EXCERPTED RECORDS:
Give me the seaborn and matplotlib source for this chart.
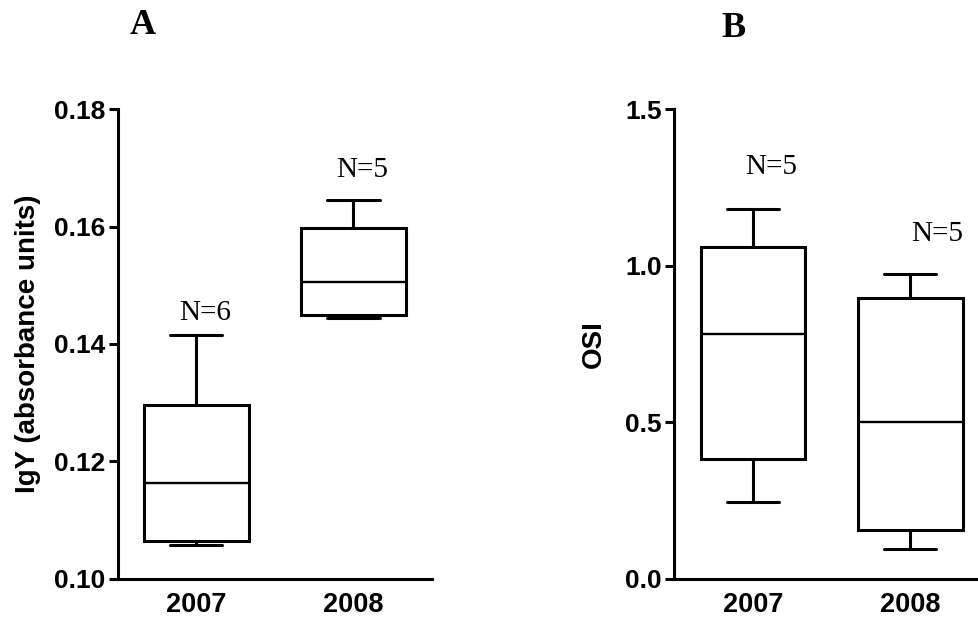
import numpy as np
import pandas as pd
import matplotlib
matplotlib.use("Agg")
import matplotlib.pyplot as plt
import seaborn as sns

# ---- data ----
years = ["2007", "2008"]
igy_2007 = [0.1057, 0.1060, 0.1076, 0.1250, 0.1310, 0.1415]   # N=6
igy_2008 = [0.1444, 0.1449, 0.1505, 0.1597, 0.1645]           # N=5
osi_2007 = [0.245, 0.382, 0.781, 1.059, 1.181]                # N=5
osi_2008 = [0.094, 0.155, 0.500, 0.897, 0.972]                # N=5
n_labels_a = ["N=6", "N=5"]
n_labels_b = ["N=5", "N=5"]
igy_ticks = [0.10, 0.12, 0.14, 0.16, 0.18]
osi_ticks = [0.0, 0.5, 1.0, 1.5]

df_a = pd.DataFrame({"year": [years[0]] * len(igy_2007) + [years[1]] * len(igy_2008),
                     "value": igy_2007 + igy_2008})
df_b = pd.DataFrame({"year": [years[0]] * len(osi_2007) + [years[1]] * len(osi_2008),
                     "value": osi_2007 + osi_2008})

sns.set_theme(style="ticks")
plt.rcParams["font.family"] = ["Liberation Sans", "DejaVu Sans"]
plt.rcParams["text.color"] = "black"
plt.rcParams["axes.labelcolor"] = "black"
plt.rcParams["xtick.color"] = "black"
plt.rcParams["ytick.color"] = "black"

fig = plt.figure(figsize=(9.79, 6.18), dpi=100)
ax_a = fig.add_axes([0.1202, 0.0639, 0.3211, 0.7592])
ax_b = fig.add_axes([0.6888, 0.0639, 0.3211, 0.7592])

LW = 2.2
serif = ["Liberation Serif", "DejaVu Serif"]


def draw(ax, df, ticks, fmt, ylabel, label_x, labels, label_pos):
    sns.boxplot(data=df, x="year", y="value", order=years, ax=ax,
                whis=(0, 100), width=0.667, color="white", linecolor="black",
                linewidth=LW, showfliers=False,
                medianprops={"linewidth": 1.7, "color": "black"})
    ax.set_xlim(-0.5, 1.5)
    ax.set_ylim(ticks[0], ticks[-1])
    ax.set_yticks(ticks)
    ax.set_yticklabels([fmt.format(t) for t in ticks])
    ax.set_xlabel("")
    ax.set_ylabel(ylabel, fontsize=20, fontweight="bold", color="black")
    ax.yaxis.set_label_coords(label_x, 0.5)
    sns.despine(ax=ax)
    for s in ["left", "bottom"]:
        ax.spines[s].set_linewidth(LW)
        ax.spines[s].set_color("black")
    ax.tick_params(axis="y", length=6.7, width=LW, pad=2.4, labelsize=19, colors="black")
    ax.tick_params(axis="x", length=0, pad=10, labelsize=19.5, colors="black")
    for lab in ax.get_xticklabels() + ax.get_yticklabels():
        lab.set_fontweight("bold")
    for txt, (x, y) in zip(labels, label_pos):
        ax.text(x, y, txt, ha="center", va="center", fontsize=21,
                family=serif, color="black")


draw(ax_a, df_a, igy_ticks, "{:.2f}", "IgY (absorbance units)", -0.244,
     n_labels_a, [(0.054, 0.1453), (1.053, 0.1696)])
draw(ax_b, df_b, osi_ticks, "{:.1f}", "OSI", -0.215,
     n_labels_b, [(0.114, 1.317), (1.172, 1.102)])

fig.text(0.146, 0.959, "A", ha="center", va="center", fontsize=26,
         fontweight="bold", family=serif, color="black")
fig.text(0.749, 0.9545, "B", ha="center", va="center", fontsize=26,
         fontweight="bold", family=serif, color="black")

fig.savefig("out.png", dpi=100)
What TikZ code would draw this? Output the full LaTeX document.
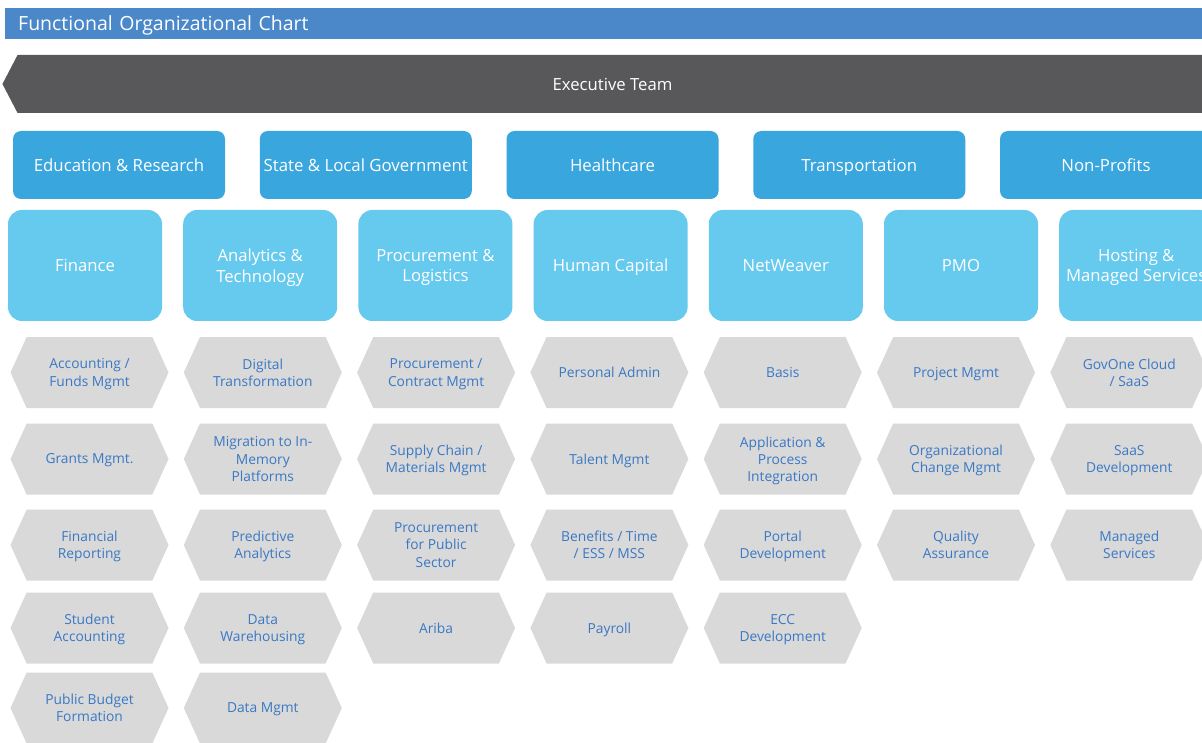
\documentclass[tikz,border=0pt]{standalone}
\usepackage{fontspec}
\setmainfont{Open Sans}
\usetikzlibrary{shapes.symbols}

\definecolor{barblue}{RGB}{74,136,202}
\definecolor{execgray}{RGB}{88,88,90}
\definecolor{indblue}{RGB}{58,166,222}
\definecolor{fnblue}{RGB}{102,201,238}
\definecolor{hexgray}{RGB}{217,217,217}
\definecolor{tasktext}{RGB}{58,120,196}

\tikzset{
  titlebar/.style={fill=barblue, text=white, minimum height=31, text width=1184, inner xsep=13pt, text depth=0pt, align=left, font=\fontsize{19.5}{22}\selectfont},
  exec/.style={signal, signal to=west, signal from=nowhere, signal pointer angle=125, fill=execgray, text=white, minimum width=1205, minimum height=58, inner sep=0pt, font=\fontsize{16.7}{19}\selectfont},
  industry/.style={fill=indblue, text=white, rounded corners=8pt, minimum width=212, minimum height=68, inner sep=0pt, text height=14pt, text depth=0pt, font=\fontsize{16.8}{19}\selectfont},
  func/.style={fill=fnblue, text=white, rounded corners=14pt, minimum width=154, minimum height=111, inner sep=0pt, text depth=0pt, align=center, font=\fontsize{16.7}{20.5}\selectfont},
  task/.style={signal, signal to=west and east, signal pointer angle=131, fill=hexgray, text=tasktext, minimum width=158, minimum height=71, inner sep=0pt, text depth=0pt, align=center, font=\fontsize{13.8}{17.2}\selectfont}
}

\begin{document}
\begin{tikzpicture}[x=1pt, y=-1pt]
    \useasboundingbox (0,0) rectangle (1202,743);
    \fill[white] (0,0) rectangle (1202,743);

    % header
    \node[titlebar, anchor=west] (title) at (5,23.5) {Functional Organizational Chart};
    \node[exec] (exec) at (612.5,84) {Executive Team};

    % industries
    \foreach \name [count=\i from 0] in {Education \& Research, State \& Local Government, Healthcare, Transportation, Non-Profits}
        \node[industry] (ind-\i) at ({119+246.75*\i},165) {\name};

    % functions
    \foreach \name [count=\i from 0] in {Finance, {Analytics \&\\Technology}, {Procurement \&\\Logistics}, Human Capital, NetWeaver, PMO, {Hosting \&\\Managed Services}}
        \node[func] (fn-\i) at ({85+175.2*\i},265.5) {\name};

    % services under each function
    \foreach \col/\tasks [count=\i from 0] in {
        fin/{{Accounting /\\Funds Mgmt}, {Grants Mgmt.}, {Financial\\Reporting}, {Student\\Accounting}, {Public Budget\\Formation}},
        ana/{{Digital\\Transformation}, {Migration to In-\\Memory\\Platforms}, {Predictive\\Analytics}, {Data\\Warehousing}, {Data Mgmt}},
        pro/{{Procurement /\\Contract Mgmt}, {Supply Chain /\\Materials Mgmt}, {Procurement\\for Public\\Sector}, {Ariba}},
        hum/{{Personal Admin}, {Talent Mgmt}, {Benefits / Time\\/ ESS / MSS}, {Payroll}},
        net/{{Basis}, {Application \&\\Process\\Integration}, {Portal\\Development}, {ECC\\Development}},
        pmo/{{Project Mgmt}, {Organizational\\Change Mgmt}, {Quality\\Assurance}},
        hos/{{GovOne Cloud\\/ SaaS}, {SaaS\\Development}, {Managed\\Services}}}
    {
        \foreach \txt [count=\r from 0] in \tasks {
            \pgfmathsetmacro{\ty}{{372.5,459,545,628,708}[\r]}
            \node[task] (\col-\r) at ({89.5+173.3*\i},\ty) {\txt};
        }
    }

\end{tikzpicture}
\end{document}
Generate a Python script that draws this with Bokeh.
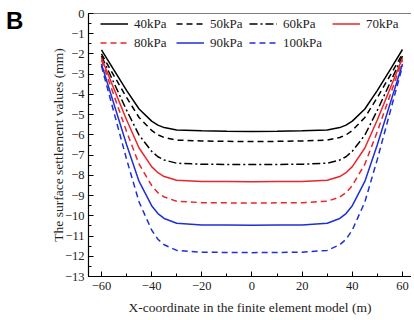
from bokeh.plotting import figure
from bokeh.models import (Legend, LegendItem, SingleIntervalTicker, Span, Range1d, Div)
from bokeh.layouts import row
from bokeh.embed import file_html
from bokeh.resources import INLINE

x_coord = [-60, -55, -50, -45, -40, -37.5, -35, -30, -20, -10, 0, 10, 20, 30, 35, 37.5, 40, 45, 50, 55, 60]
s40 = [-1.80, -2.80, -3.80, -4.72, -5.32, -5.52, -5.64, -5.76, -5.80, -5.82, -5.83, -5.82, -5.80, -5.76, -5.64, -5.52, -5.32, -4.72, -3.80, -2.80, -1.78]
s50 = [-2.00, -3.08, -4.15, -5.14, -5.78, -6.00, -6.13, -6.26, -6.30, -6.32, -6.33, -6.32, -6.30, -6.26, -6.13, -6.00, -5.78, -5.14, -4.15, -3.08, -2.00]
s60 = [-2.10, -3.44, -4.78, -6.01, -6.81, -7.08, -7.24, -7.40, -7.45, -7.46, -7.47, -7.46, -7.45, -7.40, -7.24, -7.08, -6.81, -6.01, -4.78, -3.44, -2.10]
s70 = [-2.20, -3.73, -5.25, -6.65, -7.57, -7.87, -8.06, -8.24, -8.30, -8.31, -8.32, -8.31, -8.30, -8.24, -8.06, -7.87, -7.57, -6.65, -5.25, -3.73, -2.20]
s80 = [-2.30, -4.06, -5.83, -7.45, -8.50, -8.86, -9.07, -9.28, -9.35, -9.36, -9.37, -9.36, -9.35, -9.28, -9.07, -8.86, -8.50, -7.45, -5.83, -4.06, -2.30]
s90 = [-2.50, -4.49, -6.48, -8.30, -9.50, -9.89, -10.13, -10.37, -10.45, -10.46, -10.47, -10.46, -10.45, -10.37, -10.13, -9.89, -9.50, -8.30, -6.48, -4.49, -2.50]
s100 = [-2.60, -4.90, -7.20, -9.32, -10.70, -11.16, -11.43, -11.71, -11.80, -11.81, -11.82, -11.81, -11.80, -11.71, -11.43, -11.16, -10.70, -9.32, -7.20, -4.90, -2.60]

labels = ["40kPa", "50kPa", "60kPa", "70kPa", "80kPa", "90kPa", "100kPa"]
series = [s40, s50, s60, s70, s80, s90, s100]
colors = ["black", "black", "black", "#e8262b", "#e8262b", "#1f2fd6", "#1f2fd6"]
dashes = ["solid", "6 4", "8 3 2 3", "solid", "6 4", "solid", "6 4"]

SERIF = "Liberation Serif"
FRAME_H = 263

p = figure(width=380, height=13 + FRAME_H + 43, output_backend="svg", toolbar_location=None,
           x_range=Range1d(-65.17, 63.6), y_range=Range1d(-13, 0),
           min_border_left=57, min_border_right=0, min_border_top=13, min_border_bottom=43)
p.outline_line_color = None
p.xgrid.visible = False
p.ygrid.visible = False
p.background_fill_color = "white"

renderers = []
for lab, ys, c, d in zip(labels, series, colors, dashes):
    r = p.line(x_coord, ys, line_color=c, line_width=1.5, line_dash=d)
    renderers.append(r)

p.add_layout(Span(location=0, dimension="width", line_color="black", line_width=1.2))

for ax in (p.xaxis[0], p.yaxis[0]):
    ax.axis_line_width = 1.2
    ax.axis_line_color = "black"
    ax.major_tick_in = 5
    ax.major_tick_out = 0
    ax.minor_tick_in = 3
    ax.minor_tick_out = 0
    ax.major_tick_line_color = "black"
    ax.minor_tick_line_color = "black"
    ax.major_label_text_font = SERIF
    ax.major_label_text_font_size = "12.5px"
    ax.major_label_text_color = "#222222"
    ax.axis_label_text_font = SERIF
    ax.axis_label_text_font_size = "13.5px"
    ax.axis_label_text_font_style = "normal"
    ax.axis_label_text_color = "#222222"

p.xaxis.ticker = SingleIntervalTicker(interval=20, num_minor_ticks=2)
p.yaxis.ticker = SingleIntervalTicker(interval=1, num_minor_ticks=2)
p.xaxis.axis_label = "X-coordinate in the finite element model (m)"
p.yaxis.axis_label = "The surface settlement values (mm)"
p.xaxis.major_label_standoff = 5
p.yaxis.major_label_standoff = 4
p.xaxis.axis_label_standoff = 7
p.yaxis.axis_label_standoff = -4

columns = [[0, 4], [1, 5], [2, 6], [3]]
col_x = [12, 88, 161, 244]
ROW_H = 19
for idxs, cx in zip(columns, col_x):
    items = [LegendItem(label=labels[i], renderers=[renderers[i]]) for i in idxs]
    h = ROW_H * len(idxs)
    lg = Legend(items=items, location=(cx, FRAME_H - 1 - h), padding=0, margin=0,
                spacing=0, glyph_width=28, glyph_height=ROW_H, label_height=ROW_H,
                label_standoff=6,
                label_text_font=SERIF, label_text_font_size="13px",
                label_text_color="#222222",
                border_line_color=None, background_fill_alpha=0)
    p.add_layout(lg, "center")

panel = Div(text="B", width=25, height=30, margin=(9, 0, 0, 6),
            styles={"font-family": "Liberation Sans", "font-size": "24px",
                    "font-weight": "bold", "line-height": "24px", "color": "black"})

layout = row(panel, p, spacing=0)
open("out.html", "w").write(file_html(layout, INLINE))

EXERCISE PROMPT: Copy out, exactly, every line from the one that contains "Generate a Python" through the one that contains "FRAME_H = 263". Pictures stay out of the copy.

PROBLEM SOLUTION:
Generate a Python script that draws this with Bokeh.
from bokeh.plotting import figure
from bokeh.models import (Legend, LegendItem, SingleIntervalTicker, Span, Range1d, Div)
from bokeh.layouts import row
from bokeh.embed import file_html
from bokeh.resources import INLINE

x_coord = [-60, -55, -50, -45, -40, -37.5, -35, -30, -20, -10, 0, 10, 20, 30, 35, 37.5, 40, 45, 50, 55, 60]
s40 = [-1.80, -2.80, -3.80, -4.72, -5.32, -5.52, -5.64, -5.76, -5.80, -5.82, -5.83, -5.82, -5.80, -5.76, -5.64, -5.52, -5.32, -4.72, -3.80, -2.80, -1.78]
s50 = [-2.00, -3.08, -4.15, -5.14, -5.78, -6.00, -6.13, -6.26, -6.30, -6.32, -6.33, -6.32, -6.30, -6.26, -6.13, -6.00, -5.78, -5.14, -4.15, -3.08, -2.00]
s60 = [-2.10, -3.44, -4.78, -6.01, -6.81, -7.08, -7.24, -7.40, -7.45, -7.46, -7.47, -7.46, -7.45, -7.40, -7.24, -7.08, -6.81, -6.01, -4.78, -3.44, -2.10]
s70 = [-2.20, -3.73, -5.25, -6.65, -7.57, -7.87, -8.06, -8.24, -8.30, -8.31, -8.32, -8.31, -8.30, -8.24, -8.06, -7.87, -7.57, -6.65, -5.25, -3.73, -2.20]
s80 = [-2.30, -4.06, -5.83, -7.45, -8.50, -8.86, -9.07, -9.28, -9.35, -9.36, -9.37, -9.36, -9.35, -9.28, -9.07, -8.86, -8.50, -7.45, -5.83, -4.06, -2.30]
s90 = [-2.50, -4.49, -6.48, -8.30, -9.50, -9.89, -10.13, -10.37, -10.45, -10.46, -10.47, -10.46, -10.45, -10.37, -10.13, -9.89, -9.50, -8.30, -6.48, -4.49, -2.50]
s100 = [-2.60, -4.90, -7.20, -9.32, -10.70, -11.16, -11.43, -11.71, -11.80, -11.81, -11.82, -11.81, -11.80, -11.71, -11.43, -11.16, -10.70, -9.32, -7.20, -4.90, -2.60]

labels = ["40kPa", "50kPa", "60kPa", "70kPa", "80kPa", "90kPa", "100kPa"]
series = [s40, s50, s60, s70, s80, s90, s100]
colors = ["black", "black", "black", "#e8262b", "#e8262b", "#1f2fd6", "#1f2fd6"]
dashes = ["solid", "6 4", "8 3 2 3", "solid", "6 4", "solid", "6 4"]

SERIF = "Liberation Serif"
FRAME_H = 263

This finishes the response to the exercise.